Identify the types of data you will need to localize to your institution. Are these the same for everyone in your group? Do some sites have different needs/types of localizations needed?
Are there any types of data that you won’t be able to localize/implement at your institution? Look at the algorithm design - what impact do you think it will have on the algorithm performance (e.g., do you think it will make the algorithm more or less specific?)

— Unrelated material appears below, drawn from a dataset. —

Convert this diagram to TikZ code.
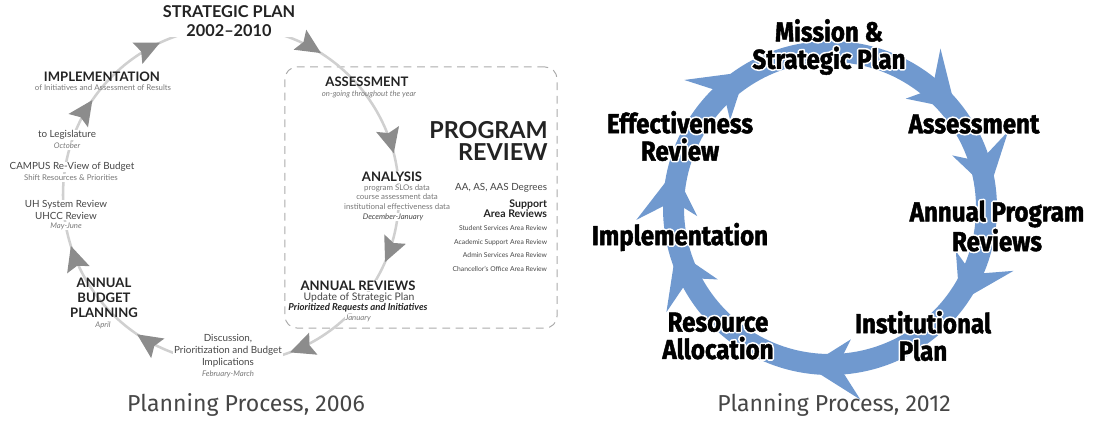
\documentclass[tikz,border=0pt]{standalone}
\usepackage{fontspec}
\setmainfont{Lato}
\newfontfamily\ringfont{Fira Sans}[FakeStretch=0.88]
\newfontfamily\capfont{Fira Sans}
\usetikzlibrary{arrows.meta, positioning, decorations.markings}
\definecolor{ringblue}{RGB}{112,153,207}
\definecolor{arcgray}{RGB}{208,208,208}
\definecolor{headgray}{RGB}{140,140,140}
\definecolor{boxgray}{RGB}{170,170,170}
\definecolor{inkdark}{RGB}{35,35,35}
\definecolor{inkmid}{RGB}{70,70,70}
\definecolor{inklight}{RGB}{120,120,120}
% white outline under the text, then the text with a thin black stroke
\newcommand{\halo}[1]{\rlap{\special{pdf:literal direct 1 j 2.6 w 1 1 1 RG 1 Tr}#1}\special{pdf:literal direct 0.3 w 0 0 0 RG 2 Tr}#1\special{pdf:literal direct 0 Tr}}
\newcommand{\ringhead}[1]{\fill[ringblue] (#1-16:160) -- (#1+1:194) -- (#1-5:157) -- (#1+1:133) -- cycle;}
\tikzset{loophead/.tip={Stealth[length=0.62cm, width=0.58cm, inset=0.1cm, color=headgray]}}

\begin{document}
\begin{tikzpicture}[
    x=0.025cm, y=0.025cm,
    bighead/.style={font=\fontsize{11.6}{13.5}\selectfont\bfseries, text=inkdark, align=center, inner sep=0.5pt},
    heading/.style={font=\fontsize{9.3}{10.7}\selectfont\bfseries, text=inkdark, align=center, inner sep=0.5pt},
    body/.style={font=\fontsize{7}{8.5}\selectfont, text=inkmid, align=center, inner sep=0.5pt},
    note/.style={font=\fontsize{5.6}{6.8}\selectfont, text=inklight, align=center, inner sep=0.5pt},
    when/.style={font=\fontsize{5.5}{6.5}\selectfont\itshape, text=inklight, align=center, inner sep=0.5pt},
    stage/.style={font=\ringfont\fontsize{19.5}{19.5}\selectfont\bfseries, align=center, inner sep=0pt},
    caption/.style={font=\capfont\fontsize{16.4}{18}\selectfont, text=inkmid, inner sep=0pt},
    arcline/.style={arcgray, line width=1.8pt},
    prframe/.style={draw=boxgray, line width=0.7pt, dash pattern=on 5.5pt off 4pt, rounded corners=0.3cm}
]
\useasboundingbox (0,0) rectangle (1108,421);

% 2006 cycle
\node (prbox) [prframe, minimum width=6.8cm, minimum height=6.525cm] at (421,223.5) {};
\draw[arcline, postaction={decorate}, decoration={markings,
    mark=at position 0.0956 with {\arrow{loophead}},
    mark=at position 0.1806 with {\arrow{loophead}},
    mark=at position 0.34 with {\arrow{loophead}},
    mark=at position 0.46 with {\arrow{loophead}},
    mark=at position 0.5653 with {\arrow{loophead}},
    mark=at position 0.693 with {\arrow{loophead}},
    mark=at position 0.8444 with {\arrow{loophead}},
    mark=at position 0.951 with {\arrow{loophead}}}]
    (231,226) ++(180:168) arc[start angle=180, end angle=-180, radius=168];

\node (stratplan) [bighead, fill=white] at (229,400) {STRATEGIC PLAN\\2002--2010};
\node (impl) [heading] at (102,344) {IMPLEMENTATION};
\node (implnote) [note] at (103,333) {of Initiatives and Assessment of Results};
\node (legis) [body, fill=white] at (67,286) {to Legislature};
\node (legiswhen) [when, fill=white] at (67,275) {October};
\node (campus) [body, fill=white] at (72,254) {CAMPUS Re-View of Budget};
\node (campusnote) [note, fill=white] at (71,243) {Shift Resources \& Priorities};
\node (uhsys) [body, fill=white] at (66,211) {UH System Review\\UHCC Review};
\node (uhsyswhen) [when, fill=white] at (66,195) {May-June};
\node (budget) [heading] at (104,123) {ANNUAL\\BUDGET\\PLANNING};
\node (budgetwhen) [when] at (103,96) {April};
\node (discuss) [body, fill=white] at (228,70) {Discussion,\\Prioritization and Budget\\Implications};
\node (discusswhen) [when, fill=white] at (228,47) {February-March};

\node (assess) [heading] at (367,339) {ASSESSMENT};
\node (assesswhen) [when] at (369,327) {on-going throughout the year};
\node (analysis) [heading, fill=white] at (392,244) {ANALYSIS};
\node (analysisnote) [note, fill=white] at (397,224) {program SLOs data\\course assessment data\\institutional effectiveness data};
\node (analysiswhen) [when, fill=white, text=inkmid] at (393,204) {December-January};
\node (annrev) [heading, fill=white] at (358,135.5) {ANNUAL REVIEWS};
\node (annrevbody) [body, fill=white, font=\fontsize{7.4}{8.5}\selectfont] at (359,123.5) {Update of Strategic Plan};
\node (annrevreq) [body, fill=white, text=inkdark, font=\fontsize{6.8}{7.5}\selectfont\bfseries\itshape] at (358,113.5) {Prioritized Requests and Initiatives};
\node (annrevwhen) [when, fill=white] at (358,103) {January};

\node (progrev) [font=\fontsize{16.6}{15.6}\selectfont\bfseries, text=inkdark, align=right, anchor=east, inner sep=0pt] at (548,280) {PROGRAM\\REVIEW};
\node (degrees) [body, anchor=east] at (548,233) {AA, AS, AAS Degrees};
\node (support) [heading, align=right, anchor=east, font=\fontsize{7.5}{7.1}\selectfont\bfseries] at (548,212) {Support\\Area Reviews};
\node (arealist) [note, align=right, anchor=east, text=inkmid, font=\fontsize{4.8}{9.7}\selectfont] at (548,172.5) {Student Services Area Review\\Academic Support Area Review\\Admin Services Area Review\\Chancellor’s Office Area Review};

\node (cap06) [caption] at (246,16) {Planning Process, 2006};

% 2012 cycle
\begin{scope}[shift={(830,213)}]
  \draw[ringblue, line width=0.525cm] (0,0) circle[radius=156.5];
  \foreach \a in {137.7, 54.3, 22.3, -19.9, -82, 211.5, 182.5} {\ringhead{\a}}
\end{scope}

\node (mission) [stage] at (829,374) {\halo{Mission \&}\\\halo{Strategic Plan}};
\node (assess12) [stage] at (974,297) {\halo{Assessment}};
\node (apr) [stage] at (997,195) {\halo{Annual Program}\\\halo{Reviews}};
\node (instplan) [stage] at (923,85) {\halo{Institutional}\\\halo{Plan}};
\node (resalloc) [stage] at (718,85) {\halo{Resource}\\\halo{Allocation}};
\node (implem) [stage] at (680,184) {\halo{Implementation}};
\node (effrev) [stage] at (680,285) {\halo{Effectiveness}\\\halo{Review}};

\node (cap12) [caption] at (834,16) {Planning Process, 2012};
\end{tikzpicture}
\end{document}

Dr. Wiley is an expert in computational phenotyping and identifying patient populations from EHRs. She has developed and implemented algorithms across a range of traits including diseases (diabetes, intracranial aneurysm), medication related outcomes (statin induced myopathy, stable warfarin dose), and social history (tobacco use status) within multiple clinical systems. She co-leads phenotype harmonization efforts for the Population Architecture Using Genomics and Epidemiology (PAGE) consortium as experience developing systems to support development and deployment of harmonized phenotype definitions across multiple EHR systems. She also developed a massively open online course (MOOC) on computational phenotyping available on the Coursera platform with more than 2,000 enrolled students.
Mr. Rasmussen is a Senior Clinical Research Associate at Northwestern University Feinberg School of Medicine. He has participated in many phenotyping initiatives, including participation within the electronic Medical Records and Genomics (eMERGE) Network and work with the Phenotype Execution and Modeling Architecture (PhEMA) project. Through these efforts, he has studied and published on the portability of phenotyping algorithms, including technical considerations as well as the impact that ambiguous language can have on phenotype interpretation. He has collaborated with Dr. Wiley for several years developing infrastructure for phenotype validation (ReviewR), as well as contributing to a systematic evidence review on EHR-based phenotype algorithms.
David is a clinical data analyst in the Wiley Lab. He has a bachelor degree in biochemistry from the University of Illinois at Urbana Champaign. He then served as a project manager and technical specialist at the Center of Excellence for Airport Technology. Since joining the lab, David has built and maintains a high performance cloud computing platform for the Coursera Clinical Data Science Specialization. He also manages the lab's technical infrastructure and is the primary developer for the ReviewR Shiny App.
Melissa is a clinical data analyst in the Wiley Lab. She earned a bachelor's degree in biology from the University of Colorado, and then pursued a certificate in diagnostic medical sonography. After 10 years in clinical medicine, she returned to CU where she completed a master's degree in biostatistics with a minor in data science. Since joining the lab, Melissa has been working on projects with the Aneurysm Resarch Group and the Colorado Center for Personalized Medicine Biobank.